Geo Super HD
- Country: Pakistan
- Network: Geo TV
- Headquarters: Karachi, Sindh, Pakistan

Programming
- Language: Urdu
- Picture format: 1080p (16:9, HDTV) MPEG-4

Ownership
- Owner: Jang Media Group (Mir Shakil-ur-Rahman) Mir Ibrahim Rahman
- Sister channels: Geo News Geo Entertainment Geo Kahani Geo Tez

History
- Launched: September 2006; 19 years ago

Links
- Website: geosuper.tv

Availability

Streaming media
- Live streaming: Geo Super LIVE

= Geo Super =

Sports Channel

Geo Super HD is the first 24-hour Karachi-based Pakistani Television channel dedicated to the world of Sports. It is owned by the Jang Media Group. Geo Super was launched in September 2006. It has broadcasting rights for many sporting events such as Badminton, Cricket, Football, Hockey, and others.

==Launch==
In late September 2006, Geo Television Network launched Geo Super. Geo Super broadcasts sports events, focusing mainly on cricket, with secondary focuses on football and field hockey. Shortly after its launch, Geo Super managed to secure the television rights of the ICC tournaments for the next five years covering all major cricketing events like ICC Cricket World Cup, ICC Champions Trophy, Twenty20 World Cup, Faysal Bank T20 Cup and ICC Under-19 Cricket World Cup.

==Subscription==
Geo Super is an encrypted channel and is only available in Pakistan (legally) free for cable operators. The whole Geo Network uses Conax encryption with KAON set-top boxes.

==Coverage==
Currently, Geo Super has broadcasting rights for Cricket, Football, And Tennis. In Cricket Geo Super has rights for Afghanistan Cricket till 2023. It also has cricket leagues rights including Emirates D10 until 2021. Kashmir Premier League, Legends League Cricket until 2022 Mzansi Super League and Oman D10 until 2022. In Football Geo Super Has Rights For La Liga Until 2022. In Tennis Geo Super Has Rights For World TeamTennis Until 2021.
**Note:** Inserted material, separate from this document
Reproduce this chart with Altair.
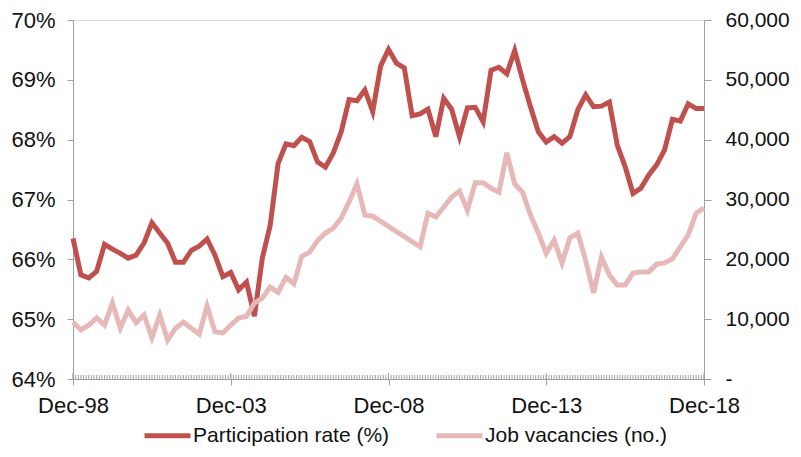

Geo Super has acquired the television broadcast rights for the ICC Men's T20 World Cup 2026 in Pakistan in a partnership with PTV and digital platform Myco.

Geo Super bagged the television media rights for the 2026 Pakistan Super League in Pakistan.

===Country Cricket===

| Country | Host | Period |
|---|---|---|
| 1) International Cricket In Afghanistan:- | United Arab Emirates Qatar | 2022–present |
| 2) International Cricket In Oman:- | Oman | 2022–present |

===Country Professional Cricket Leagues===

| Leagues | Host |
|---|---|
| Major League Cricket (2025-present) 2025 Major League Cricket season | United States |
| Bangladesh Premier League:- (2023-present) 2025–26 Bangladesh Premier League; 2023–24 Bangladesh Premier League; | Bangladesh |
| International League T20:- (2023-present) 2025 International League T20; | United Arab Emirates |

===Country Professional Football Leagues===

| Leagues | Country | Seasons |
|---|---|---|

===Country Professional Tennis Leagues===

| Leagues | Country | Seasons |
|---|---|---|

==Featured programmes==

===Score===
Score is the most popular show of Geo Super which is hosted by Yahya Hussaini. Sometimes, Sikandar Bakht and Shoaib Akhtar accompany him in the show. The show also got famous become the Yahya Hussaini curse. The curse was that which ever cricketer Yahya Hussaini took a photo with, he or his team played really bad in the upcoming matches. The show mainly covers cricket news but sometimes also covers other sports.

===Sports Lounge===
Sports Lounge is the second most popular show of Geo Super. It is hosted by Haider Azhar.